* _REQUIREMENT_
Take the line containing "Recreate this image" as the first line and the line containing "import * as" as the last, and output that span verbatim without any images.

◆ ◆ ◆ ◆

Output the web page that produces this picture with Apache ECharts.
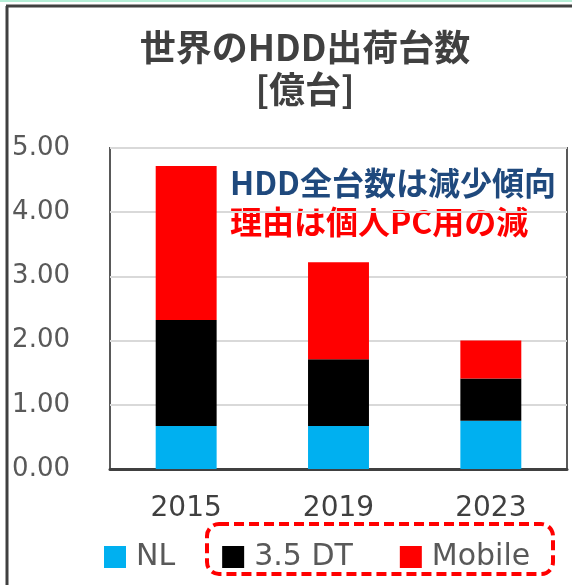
<!DOCTYPE html>
<html>
<head>
<meta charset="utf-8">
<script src="https://cdn.jsdelivr.net/npm/echarts@6/dist/echarts.min.js"></script>
<style>
  html, body { margin: 0; padding: 0; background: #fff; }
  #chart { width: 572px; height: 585px; }
</style>
</head>
<body>
<div id="chart"></div>
<script>
const years = ['2015', '2019', '2023'];
const nl = [0.67, 0.67, 0.75];
const dt35 = [1.65, 1.04, 0.66];
const mobile = [2.40, 1.51, 0.59];
const seriesNames = ['NL', '3.5 DT', 'Mobile'];
const seriesColors = ['#00B0F0', '#000000', '#FF0000'];

const chart = echarts.init(document.getElementById('chart'));
const latin = '"DejaVu Sans", Verdana, sans-serif';
const cjk = '"Noto Sans CJK JP", "Noto Sans", sans-serif';

chart.setOption({
  animation: false,
  legend: {
    left: 99,
    top: 537,
    itemWidth: 22,
    itemHeight: 22,
    itemGap: 47,
    icon: 'rect',
    textStyle: { fontSize: 30, lineHeight: 30, color: '#595959', fontFamily: latin, padding: [0, 0, 0, 5] },
    data: seriesNames
  },
  grid: { left: 110, right: 5, top: 148, bottom: 116, show: true, borderColor: '#595959', borderWidth: 2 },
  xAxis: {
    type: 'category', data: years,
    axisLine: { lineStyle: { color: '#404040', width: 3 } },
    axisTick: { show: false },
    axisLabel: { fontSize: 28, color: '#404040', fontFamily: latin, margin: 26 }
  },
  yAxis: {
    type: 'value', min: 0, max: 5, interval: 1,
    axisLine: { show: false }, axisTick: { show: false },
    axisLabel: {
      fontSize: 26, color: '#595959', fontFamily: latin, margin: 40,
      formatter: v => v.toFixed(2)
    },
    splitLine: { lineStyle: { color: '#D9D9D9', width: 2 } }
  },
  series: [nl, dt35, mobile].map((d, i) => ({
    name: seriesNames[i],
    type: 'bar',
    stack: 'total',
    barWidth: '40%',
    itemStyle: { color: seriesColors[i] },
    data: d
  })),
  graphic: [
    { type: 'rect', shape: { x: 0, y: 0, width: 572, height: 2 }, style: { fill: '#B4EED6' } },
    { type: 'line', shape: { x1: 7, y1: 6, x2: 7, y2: 585 }, style: { stroke: '#404040', lineWidth: 3 } },
    { type: 'line', shape: { x1: 6, y1: 6, x2: 572, y2: 6 }, style: { stroke: '#404040', lineWidth: 3 } },
    {
      type: 'text', x: 305, y: 26,
      style: {
        text: '世界のHDD出荷台数\n[億台]', align: 'center', verticalAlign: 'top', lineHeight: 42,
        font: 'bold 36px ' + cjk, fill: '#404040'
      }
    },
    {
      type: 'text', x: 230, y: 167,
      style: { text: 'HDD全台数は減少傾向', font: 'bold 32px ' + cjk, fill: '#1F497D', verticalAlign: 'top', lineHeight: 32 }
    },
    {
      type: 'text', x: 230, y: 206,
      style: { text: '理由は個人PC用の減', font: 'bold 32px ' + cjk, fill: '#FF0000', verticalAlign: 'top', lineHeight: 32 }
    },
    {
      type: 'rect', shape: { x: 207, y: 524, width: 346, height: 50, r: 12 },
      style: { fill: 'none', stroke: '#FF0000', lineWidth: 4, lineDash: [10, 5] }
    }
  ]
});
</script>
</body>
</html>
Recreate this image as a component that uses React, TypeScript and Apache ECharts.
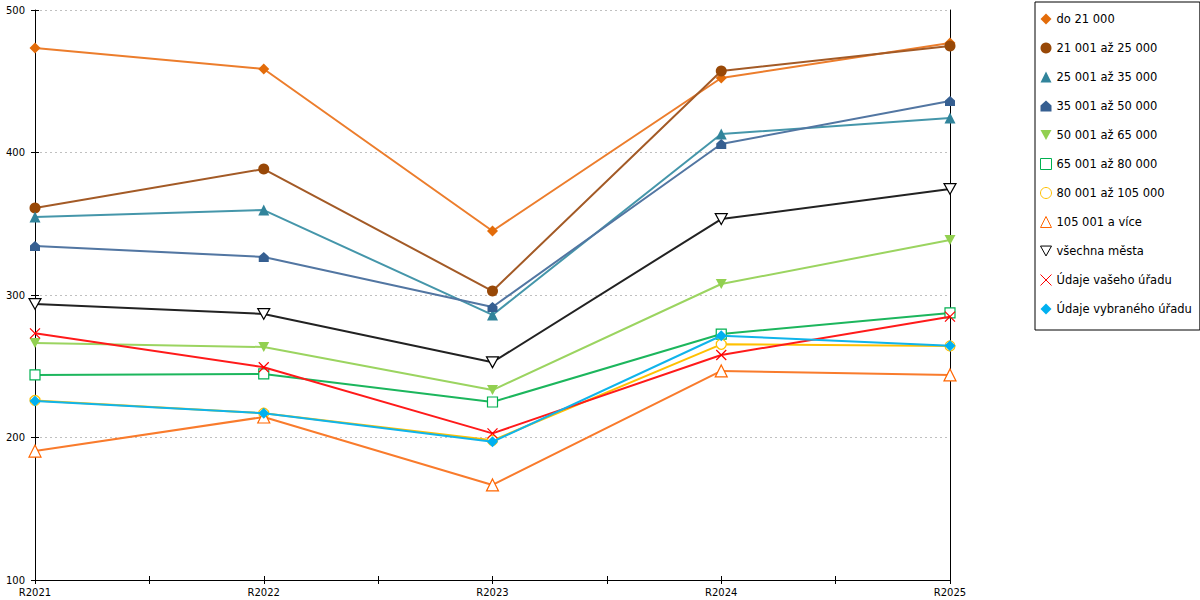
import React, { useEffect, useRef } from "react";
import * as echarts from "echarts";

const categories = ["R2021", "R2022", "R2023", "R2024", "R2025"];
const seriesNames = [
  "do 21 000",
  "21 001 až 25 000",
  "25 001 až 35 000",
  "35 001 až 50 000",
  "50 001 až 65 000",
  "65 001 až 80 000",
  "80 001 až 105 000",
  "105 001 a více",
  "všechna města",
  "Údaje vašeho úřadu",
  "Údaje vybraného úřadu",
];
const do21000 = [473.3, 458.6, 344.9, 452.3, 476.8];
const s21to25 = [361.1, 388.4, 302.8, 457.2, 474.7];
const s25to35 = [354.7, 359.6, 286.0, 413.0, 424.2];
const s35to50 = [334.4, 326.7, 291.6, 406.0, 436.1];
const s50to65 = [266.3, 263.5, 233.3, 307.7, 338.6];
const s65to80 = [243.9, 244.6, 224.9, 272.6, 287.4];
const s80to105 = [226.0, 217.0, 198.0, 265.4, 264.2];
const s105plus = [190.5, 214.4, 166.7, 246.7, 243.9];
const vsechnaMesta = [293.7, 286.7, 252.8, 353.3, 374.4];
const vasUrad = [273.1, 249.3, 202.9, 257.9, 284.8];
const vybranyUrad = [225.6, 217.0, 197.0, 271.4, 264.4];
const yTicks = [100, 200, 300, 400, 500];

const seriesValues = [
  do21000, s21to25, s25to35, s35to50, s50to65, s65to80,
  s80to105, s105plus, vsechnaMesta, vasUrad, vybranyUrad,
];

const INV_TRI = "path://M0,0L10,0L5,9Z";
const HOUSE = "path://M5,0L10,4.5L10,10L0,10L0,4.5Z";
const CROSS = "path://M0,0L10,10M10,0L0,10";

type Sty = {
  symbol: string;
  size: number;
  line: string;
  fill: string;
  stroke?: string;
};
const styles: Sty[] = [
  { symbol: "diamond", size: 11, line: "#ec7d2c", fill: "#e36c0a" },
  { symbol: "circle", size: 11, line: "#a35a26", fill: "#984807" },
  { symbol: "triangle", size: 11, line: "#4596aa", fill: "#31849b" },
  { symbol: HOUSE, size: 10, line: "#5276a2", fill: "#365f91" },
  { symbol: INV_TRI, size: 11, line: "#9bd460", fill: "#92d050" },
  { symbol: "rect", size: 10, line: "#1cb65d", fill: "#ffffff", stroke: "#00b050" },
  { symbol: "circle", size: 10, line: "#ffc000", fill: "#ffffff", stroke: "#ffc000" },
  { symbol: "triangle", size: 12, line: "#f97b2c", fill: "#ffffff", stroke: "#ff6600" },
  { symbol: INV_TRI, size: 12, line: "#222222", fill: "#ffffff", stroke: "#000000" },
  { symbol: CROSS, size: 10, line: "#ff1a1a", fill: "transparent", stroke: "#ff0000" },
  { symbol: "diamond", size: 11, line: "#10b4ea", fill: "#00b0f0" },
];

const FONT = "DejaVu Sans";

export default function App() {
  const ref = useRef<HTMLDivElement>(null);
  useEffect(() => {
    if (!ref.current) return;
    const chart = echarts.init(ref.current, undefined, { renderer: "svg" });
    const series = seriesNames.map((name, i) => {
      const s = styles[i];
      return {
        name,
        type: "line",
        xAxisIndex: 0,
        yAxisIndex: 0,
        data: seriesValues[i],
        symbol: s.symbol,
        symbolSize: s.size,
        symbolKeepAspect: true,
        showAllSymbol: true,
        lineStyle: { color: s.line, width: 2 },
        itemStyle: {
          color: s.fill,
          borderColor: s.stroke || s.fill,
          borderWidth: s.stroke ? 1.2 : 0,
        },
        emphasis: { disabled: true },
        z: 2 + i,
      };
    });
    const baseY = { type: "value", min: 100, max: 500, interval: 100 };
    const baseX = { type: "value", min: 0, max: 8, interval: 1 };
    chart.setOption({
      animation: false,
      textStyle: { fontFamily: FONT },
      grid: { left: 35, right: 250, top: 10, bottom: 20, containLabel: false },
      legend: {
        orient: "vertical",
        left: 1035,
        top: 2,
        padding: [11, 8, 15, 5],
        itemGap: 17,
        itemWidth: 11,
        itemHeight: 11,
        borderColor: "#000",
        borderWidth: 1,
        selectedMode: false,
        textStyle: { fontFamily: FONT, fontSize: 11.5, color: "#000", lineHeight: 12 },
        data: seriesNames.map((name, i) => ({
          name,
          icon: styles[i].symbol,
          itemStyle: { borderWidth: styles[i].stroke ? 1 : 0 },
        })),
      },
      xAxis: [
        {
          type: "category",
          data: categories,
          boundaryGap: false,
          axisLine: { show: true, lineStyle: { color: "#000", width: 1 } },
          axisTick: { show: false },
          axisLabel: { fontFamily: FONT, fontSize: 10, color: "#000", margin: 7 },
          splitLine: { show: false },
        },
        {
          ...baseX,
          position: "bottom",
          axisLine: { show: false },
          axisLabel: { show: false },
          axisTick: { show: true, length: 4, lineStyle: { color: "#000" } },
          splitLine: { show: false },
        },
        {
          ...baseX,
          position: "bottom",
          axisLine: { show: false },
          axisLabel: { show: false },
          axisTick: { show: true, inside: true, length: 4, lineStyle: { color: "#000" } },
          splitLine: { show: false },
        },
      ],
      yAxis: [
        {
          ...baseY,
          position: "left",
          axisLine: { show: true, lineStyle: { color: "#000", width: 1 } },
          axisTick: { show: true, length: 4, lineStyle: { color: "#000" } },
          axisLabel: {
            fontFamily: FONT,
            fontSize: 10,
            color: "#000",
            margin: 10,
            formatter: (v: number) => (yTicks.includes(v) ? String(v) : ""),
          },
          splitLine: {
            show: true,
            lineStyle: { color: "#c0c0c0", type: [2, 3], width: 1 },
          },
        },
        {
          ...baseY,
          position: "left",
          axisLine: { show: false },
          axisLabel: { show: false },
          axisTick: { show: true, inside: true, length: 4, lineStyle: { color: "#000" } },
          splitLine: { show: false },
        },
        {
          ...baseY,
          position: "right",
          axisLine: { show: true, lineStyle: { color: "#000", width: 1 } },
          axisLabel: { show: false },
          axisTick: { show: false },
          splitLine: { show: false },
        },
      ],
      series,
    });
    return () => chart.dispose();
  }, []);
  return (
    <div
      ref={ref}
      style={{ position: "absolute", left: 0, top: 0, width: 1200, height: 600 }}
    />
  );
}
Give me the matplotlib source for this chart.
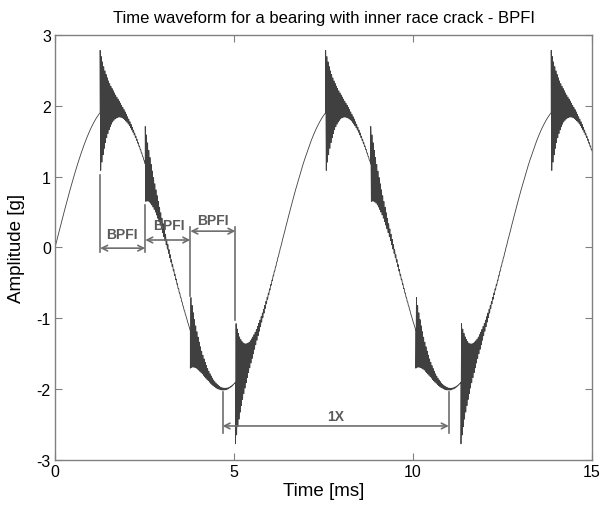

◆ ◆ ◆ ◆

* _EXERCISE RESPONSE_
Recreate this image as a component that uses React, TypeScript and Apache ECharts.
import React, { useEffect, useRef } from "react";
import * as echarts from "echarts";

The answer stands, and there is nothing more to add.